Ольга Славникова: У «негодяйчика», как было сказано выше, есть прототип, но в основных своих чертах он сгустился из воздуха. В воздухе витает угроза: массовое стремление быть на стороне Добра задешево. Женечка-негодяйчик, казалось бы, щедр: делает подарки даже бывшим школьным недругам, готов содержать безногого Ведерникова, берет под опеку вырастившую его домработницу Лиду. Женечка к тому же морализатор. А зарабатывать он готов хоть на стройматериалах, хоть на наркоте. Это уже его privacy, бизнес и ничего личного. Представительствующие от имени Добра без внутренней работы, без реальной жертвенности и подвижничества — сколько таких я наблюдаю вокруг! Можно сказать, у Женечки целый сонм прототипов. Что нам несет такой «герой нашего времени»? Про себя могу сказать, что тот реальный человек, с которого изначально был написан Женечка, — он дружелюбный, улыбчивый, услужливый. Но я его боюсь.
Ваш роман начинается как роман о классическом герое. Ведерников по закону романа должен преодолевать Судьбу, бороться с ней и либо победить, либо с достоинством проиграть. Но фактически это роман об антигерое — спасенном мальчике-негодяйчике, который становится Судьбой Ведерникова. Как возникло такое решение и связано ли оно с тем, что романный герой в чистом виде сегодня невозможен?
Ольга Славникова: Невозможность героя — это, наверное, опять про постмодернистскую иронию. В этой литературной игре герой может быть мифологемой, идеологемой, цитатой, но при этом он бескровен и по-настоящему страдать не способен. Однако романная традиция изнутри побеждает постмодерн, как победила модернизм. Собственно, решения выдвинуть антигероя на первый план я не принимала. Роман сам так пошел просто потому, что «негодяйчик» и есть главное страдание Ведерникова. Не протезы, а этот персонифицированный результат его героизма. «Негодяйчик» обессмысливает жизнь своего спасителя еще фатальнее, нежели инвалидность и уход из спорта.
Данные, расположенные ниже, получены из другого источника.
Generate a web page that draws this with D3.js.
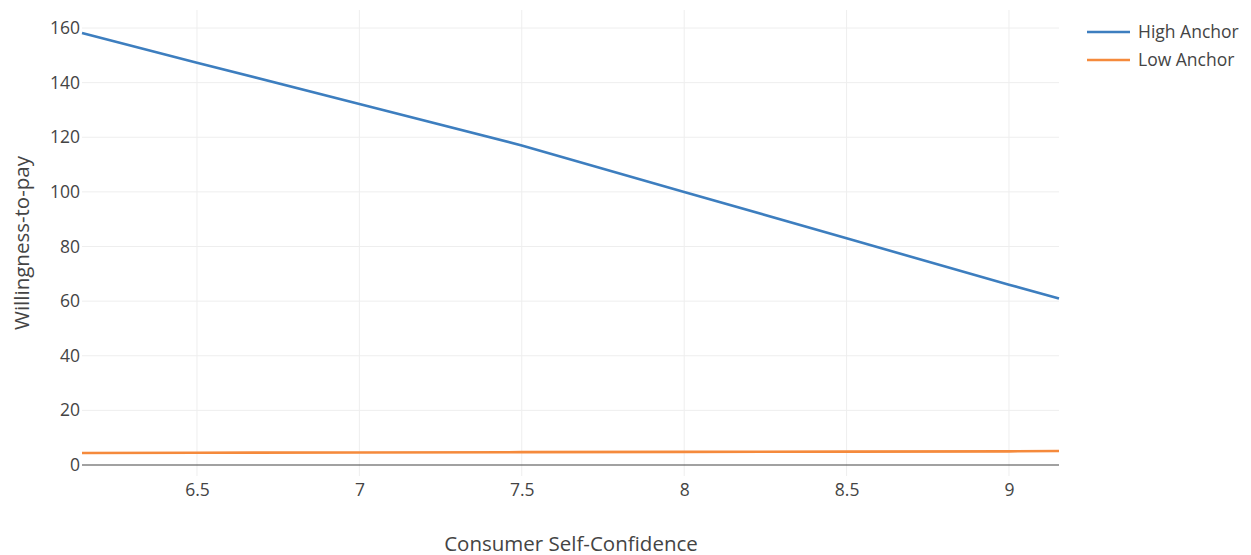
<!DOCTYPE html>
<html>
<head>
<meta charset="utf-8">
<script src="https://cdn.jsdelivr.net/npm/d3@7"></script>
<style>
  body { margin: 0; background: white; }
  text { font-family: "Open Sans", sans-serif; }
</style>
</head>
<body>
<div id="container"></div>
<script>
let w = 1251;
let h = 555;

// data
let confidence = [6.146, 6.5, 7, 7.5, 8, 8.5, 9, 9.154];
let highAnchor = [158.2, 147.3, 132.2, 117, 100, 83, 66, 61];
let lowAnchor = [4.4, 4.5, 4.6, 4.7, 4.8, 4.9, 5.0, 5.1];
let seriesNames = ["High Anchor", "Low Anchor"];
let seriesColors = ["#3d7ebf", "#f58a3c"];
let xTicks = [6.5, 7, 7.5, 8, 8.5, 9];
let yTicks = [0, 20, 40, 60, 80, 100, 120, 140, 160];

let plotLeft = 82, plotRight = 1059, plotTop = 10, plotBottom = 476;

let viz = d3.select("#container").append("svg")
    .attr("width", w)
    .attr("height", h)
    .style("background-color", "white");

let xScale = d3.scaleLinear().domain([6.146, 9.154]).range([plotLeft, plotRight]);
let yScale = d3.scaleLinear().domain([-4.03, 166.6]).range([plotBottom, plotTop]);

// grid lines
viz.append("g").selectAll("line").data(xTicks).enter().append("line")
    .attr("x1", d => xScale(d)).attr("x2", d => xScale(d))
    .attr("y1", plotTop).attr("y2", plotBottom)
    .attr("stroke", "#eeeeee").attr("stroke-width", 1);
viz.append("g").selectAll("line").data(yTicks.filter(d => d != 0)).enter().append("line")
    .attr("x1", plotLeft).attr("x2", plotRight)
    .attr("y1", d => yScale(d)).attr("y2", d => yScale(d))
    .attr("stroke", "#eeeeee").attr("stroke-width", 1);

// zero line
viz.append("line")
    .attr("x1", plotLeft).attr("x2", plotRight)
    .attr("y1", yScale(0)).attr("y2", yScale(0))
    .attr("stroke", "#444").attr("stroke-width", 1.2);

// axes (labels only)
let xAxis = d3.axisBottom(xScale).tickValues(xTicks).tickSize(0).tickPadding(8)
    .tickFormat(d3.format("~g"));
let xg = viz.append("g").attr("transform", `translate(0, ${plotBottom})`).call(xAxis);
let yAxis = d3.axisLeft(yScale).tickValues(yTicks).tickSize(0).tickPadding(2);
let yg = viz.append("g").attr("transform", `translate(${plotLeft}, 0)`).call(yAxis);
[xg, yg].forEach(g => {
  g.select(".domain").remove();
  g.selectAll("text")
    .attr("font-family", "'Open Sans', sans-serif")
    .attr("font-size", 17.5)
    .attr("fill", "#444");
});

// series lines
let lineMaker = d3.line().x((d, i) => xScale(confidence[i])).y(d => yScale(d));
[highAnchor, lowAnchor].forEach((s, i) => {
  viz.append("path")
    .datum(s)
    .attr("d", lineMaker)
    .attr("fill", "none")
    .attr("stroke", seriesColors[i])
    .attr("stroke-width", 2.6);
});

// axis titles
viz.append("text")
    .text("Consumer Self-Confidence")
    .attr("x", 571)
    .attr("y", 551)
    .attr("text-anchor", "middle")
    .attr("font-size", 20.5)
    .attr("fill", "#444");
viz.append("text")
    .text("Willingness-to-pay")
    .attr("transform", `translate(29, ${(plotTop + plotBottom) / 2}) rotate(-90)`)
    .attr("text-anchor", "middle")
    .attr("font-size", 20.5)
    .attr("fill", "#444");

// legend
let legend = viz.append("g").selectAll("g").data(seriesNames).enter().append("g")
    .attr("transform", (d, i) => `translate(1087, ${32 + i * 28})`);
legend.append("line")
    .attr("x1", 0).attr("x2", 43)
    .attr("stroke", (d, i) => seriesColors[i])
    .attr("stroke-width", 2.6);
legend.append("text")
    .text(d => d)
    .attr("x", 51)
    .attr("y", 6)
    .attr("font-size", 17.5)
    .attr("fill", "#444");
</script>
</body>
</html>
Меня поразил конец романа. Вдруг в последних фразах вырастает как серьезная фигура эта несчастная домработница Ведерникова. Вдруг оказывается, что это — еще и история глубокой и неразделенной любви. Всегда считалось, что Славникова пишет принципиально не «женскую» прозу. Но финал пронзительно «женский». Почему?
Ольга Славникова: Если бы я сказала, что не делю прозу на «мужскую» и «женскую» — это было бы отчасти правдой, но отчасти лукавством. Мне кажется, что «женскую» прозу инициирует опыт несчастной любви. У меня такого опыта не было. Но вот парадокс: со временем то, чего не случилось в реальности, как-то наживается и понимается путем писания прозы. Каждый роман — это годы, по-настоящему прожитые писателем внутри истории. Когда домработница Лида появилась в книге, у меня не было на нее грандиозных планов. Но потом мне стало больно — не за нее, а вместе с ней. .»Женское» пришло ко мне через моих героинь.
В мире постправды, когда фейк уравняли в правах с фактом, осталась только художественная достоверность
Традиционный вопрос: работаете над чем-то новым? Можно ожидать нового сильного романа?
Ольга Славникова: Да, я опять пишу роман. Рабочее название «2050». Знаю, что сейчас автор, чтобы оставаться в информационном поле, должен выдавать как минимум одну книгу в два года. Но для меня интересы самого романа важнее всего, что происходит вокруг книги, когда она вышла. Пишу в том темпе, в каком растет проза.